**Dataset extract:**
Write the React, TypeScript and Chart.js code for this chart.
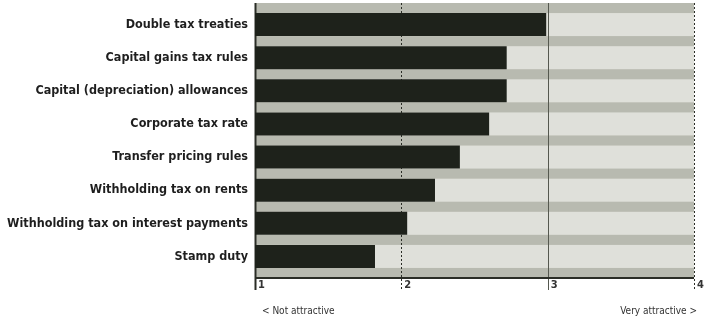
import React, { useEffect, useRef } from "react";
import { Chart, registerables } from "chart.js";

Chart.register(...registerables);

const categories = [
  "Double tax treaties",
  "Capital gains tax rules",
  "Capital (depreciation) allowances",
  "Corporate tax rate",
  "Transfer pricing rules",
  "Withholding tax on rents",
  "Withholding tax on interest payments",
  "Stamp duty",
];
const scores = [2.99, 2.72, 2.72, 2.6, 2.4, 2.23, 2.04, 1.82];
const tickValues = [1, 2, 3, 4];
const lowLabel = "< Not attractive";
const highLabel = "Very attractive >";

const FONT = "'Liberation Sans Narrow', 'DejaVu Sans Condensed', 'Liberation Sans', sans-serif";
const BAR_PCT = 0.695;
const EDGE = 5;

const backgroundPlugin = {
  id: "bgBands",
  beforeDatasetsDraw(chart: any) {
    const { ctx, chartArea, scales } = chart;
    const y = scales.y;
    const x = scales.x;
    const top = chartArea.top - EDGE;
    const bottom = chartArea.bottom + EDGE;
    ctx.save();
    ctx.fillStyle = "#b8bab0";
    ctx.fillRect(chartArea.left, top, chartArea.right - chartArea.left, bottom - top);
    const rowH = (chartArea.bottom - chartArea.top) / categories.length;
    ctx.fillStyle = "#dfe0da";
    categories.forEach((_, i) => {
      const cy = y.getPixelForValue(i);
      const h = rowH * BAR_PCT;
      ctx.fillRect(chartArea.left, cy - h / 2, chartArea.right - chartArea.left, h);
    });
    tickValues.forEach((v) => {
      const px = Math.round(x.getPixelForValue(v)) + 0.5;
      ctx.beginPath();
      if (v === 1) {
        ctx.setLineDash([]);
        ctx.strokeStyle = "#2a2d26";
        ctx.lineWidth = 2;
      } else if (v === 3) {
        ctx.setLineDash([]);
        ctx.strokeStyle = "#55584f";
        ctx.lineWidth = 1;
      } else {
        ctx.setLineDash([2, 2]);
        ctx.strokeStyle = "#2a2d26";
        ctx.lineWidth = 1;
      }
      ctx.moveTo(px, top);
      ctx.lineTo(px, bottom + 12);
      ctx.stroke();
    });
    ctx.restore();
  },
  afterDatasetsDraw(chart: any) {
    const { ctx, chartArea } = chart;
    const bottom = chartArea.bottom + EDGE;
    ctx.save();
    ctx.strokeStyle = "#2a2d26";
    ctx.lineWidth = 2;
    ctx.beginPath();
    ctx.moveTo(chartArea.left, bottom);
    ctx.lineTo(chartArea.right, bottom);
    ctx.stroke();
    ctx.fillStyle = "#333";
    ctx.font = "10px " + FONT;
    ctx.textBaseline = "middle";
    ctx.textAlign = "left";
    ctx.fillText(lowLabel, chartArea.left + 7, bottom + 33);
    ctx.textAlign = "right";
    ctx.fillText(highLabel, chartArea.right + 3, bottom + 33);
    ctx.restore();
  },
};

export default function App() {
  const ref = useRef<HTMLCanvasElement | null>(null);
  useEffect(() => {
    document.body.style.margin = "0";
    const chart = new Chart(ref.current as HTMLCanvasElement, {
      type: "bar",
      data: {
        labels: categories,
        datasets: [
          {
            data: scores,
            backgroundColor: "#1e221b",
            borderWidth: 0,
            barPercentage: BAR_PCT,
            categoryPercentage: 1,
          },
        ],
      },
      options: {
        indexAxis: "y",
        animation: false,
        responsive: false,
        maintainAspectRatio: false,
        layout: { padding: { top: 8, right: 12, bottom: 0, left: 0 } },
        plugins: { legend: { display: false }, tooltip: { enabled: false } },
        scales: {
          x: {
            type: "linear",
            min: 1,
            max: 4,
            afterBuildTicks: (scale: any) => {
              scale.ticks = tickValues.map((v) => ({ value: v }));
            },
            afterFit: (scale: any) => {
              scale.height = 51;
              scale.paddingLeft = 0;
              scale.paddingRight = 0;
            },
            grid: { display: false, drawTicks: false },
            border: { display: false },
            ticks: {
              align: "start",
              labelOffset: 3,
              padding: 6,
              color: "#333",
              font: { family: FONT, size: 11, weight: "bold" },
            },
          },
          y: {
            type: "category",
            afterFit: (scale: any) => {
              scale.width = 255;
              scale.paddingTop = 0;
              scale.paddingBottom = 0;
            },
            grid: { display: false, drawTicks: false },
            border: { display: false },
            ticks: {
              padding: 7,
              color: "#1e1e1e",
              font: { family: FONT, size: 12.5, weight: "bold" },
            },
          },
        },
      },
      plugins: [backgroundPlugin],
    } as any);
    return () => chart.destroy();
  }, []);
  return (
    <div style={{ width: 706, height: 324 }}>
      <canvas ref={ref} width={706} height={324} />
    </div>
  );
}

**Task details:** Repeat the material verbatim. Do not carry over any picture.

**Expected answer:**
Write the React, TypeScript and Chart.js code for this chart.
import React, { useEffect, useRef } from "react";
import { Chart, registerables } from "chart.js";

Chart.register(...registerables);

const categories = [
  "Double tax treaties",
  "Capital gains tax rules",
  "Capital (depreciation) allowances",
  "Corporate tax rate",
  "Transfer pricing rules",
  "Withholding tax on rents",
  "Withholding tax on interest payments",
  "Stamp duty",
];
const scores = [2.99, 2.72, 2.72, 2.6, 2.4, 2.23, 2.04, 1.82];
const tickValues = [1, 2, 3, 4];
const lowLabel = "< Not attractive";
const highLabel = "Very attractive >";

const FONT = "'Liberation Sans Narrow', 'DejaVu Sans Condensed', 'Liberation Sans', sans-serif";
const BAR_PCT = 0.695;
const EDGE = 5;

const backgroundPlugin = {
  id: "bgBands",
  beforeDatasetsDraw(chart: any) {
    const { ctx, chartArea, scales } = chart;
    const y = scales.y;
    const x = scales.x;
    const top = chartArea.top - EDGE;
    const bottom = chartArea.bottom + EDGE;
    ctx.save();
    ctx.fillStyle = "#b8bab0";
    ctx.fillRect(chartArea.left, top, chartArea.right - chartArea.left, bottom - top);
    const rowH = (chartArea.bottom - chartArea.top) / categories.length;
    ctx.fillStyle = "#dfe0da";
    categories.forEach((_, i) => {
      const cy = y.getPixelForValue(i);
      const h = rowH * BAR_PCT;
      ctx.fillRect(chartArea.left, cy - h / 2, chartArea.right - chartArea.left, h);
    });
    tickValues.forEach((v) => {
      const px = Math.round(x.getPixelForValue(v)) + 0.5;
      ctx.beginPath();
      if (v === 1) {
        ctx.setLineDash([]);
        ctx.strokeStyle = "#2a2d26";
        ctx.lineWidth = 2;
      } else if (v === 3) {
        ctx.setLineDash([]);
        ctx.strokeStyle = "#55584f";
        ctx.lineWidth = 1;
      } else {
        ctx.setLineDash([2, 2]);
        ctx.strokeStyle = "#2a2d26";
        ctx.lineWidth = 1;
      }
      ctx.moveTo(px, top);
      ctx.lineTo(px, bottom + 12);
      ctx.stroke();
    });
    ctx.restore();
  },
  afterDatasetsDraw(chart: any) {
    const { ctx, chartArea } = chart;
    const bottom = chartArea.bottom + EDGE;
    ctx.save();
    ctx.strokeStyle = "#2a2d26";
    ctx.lineWidth = 2;
    ctx.beginPath();
    ctx.moveTo(chartArea.left, bottom);
    ctx.lineTo(chartArea.right, bottom);
    ctx.stroke();
    ctx.fillStyle = "#333";
    ctx.font = "10px " + FONT;
    ctx.textBaseline = "middle";
    ctx.textAlign = "left";
    ctx.fillText(lowLabel, chartArea.left + 7, bottom + 33);
    ctx.textAlign = "right";
    ctx.fillText(highLabel, chartArea.right + 3, bottom + 33);
    ctx.restore();
  },
};

export default function App() {
  const ref = useRef<HTMLCanvasElement | null>(null);
  useEffect(() => {
    document.body.style.margin = "0";
    const chart = new Chart(ref.current as HTMLCanvasElement, {
      type: "bar",
      data: {
        labels: categories,
        datasets: [
          {
            data: scores,
            backgroundColor: "#1e221b",
            borderWidth: 0,
            barPercentage: BAR_PCT,
            categoryPercentage: 1,
          },
        ],
      },
      options: {
        indexAxis: "y",
        animation: false,
        responsive: false,
        maintainAspectRatio: false,
        layout: { padding: { top: 8, right: 12, bottom: 0, left: 0 } },
        plugins: { legend: { display: false }, tooltip: { enabled: false } },
        scales: {
          x: {
            type: "linear",
            min: 1,
            max: 4,
            afterBuildTicks: (scale: any) => {
              scale.ticks = tickValues.map((v) => ({ value: v }));
            },
            afterFit: (scale: any) => {
              scale.height = 51;
              scale.paddingLeft = 0;
              scale.paddingRight = 0;
            },
            grid: { display: false, drawTicks: false },
            border: { display: false },
            ticks: {
              align: "start",
              labelOffset: 3,
              padding: 6,
              color: "#333",
              font: { family: FONT, size: 11, weight: "bold" },
            },
          },
          y: {
            type: "category",
            afterFit: (scale: any) => {
              scale.width = 255;
              scale.paddingTop = 0;
              scale.paddingBottom = 0;
            },
            grid: { display: false, drawTicks: false },
            border: { display: false },
            ticks: {
              padding: 7,
              color: "#1e1e1e",
              font: { family: FONT, size: 12.5, weight: "bold" },
            },
          },
        },
      },
      plugins: [backgroundPlugin],
    } as any);
    return () => chart.destroy();
  }, []);
  return (
    <div style={{ width: 706, height: 324 }}>
      <canvas ref={ref} width={706} height={324} />
    </div>
  );
}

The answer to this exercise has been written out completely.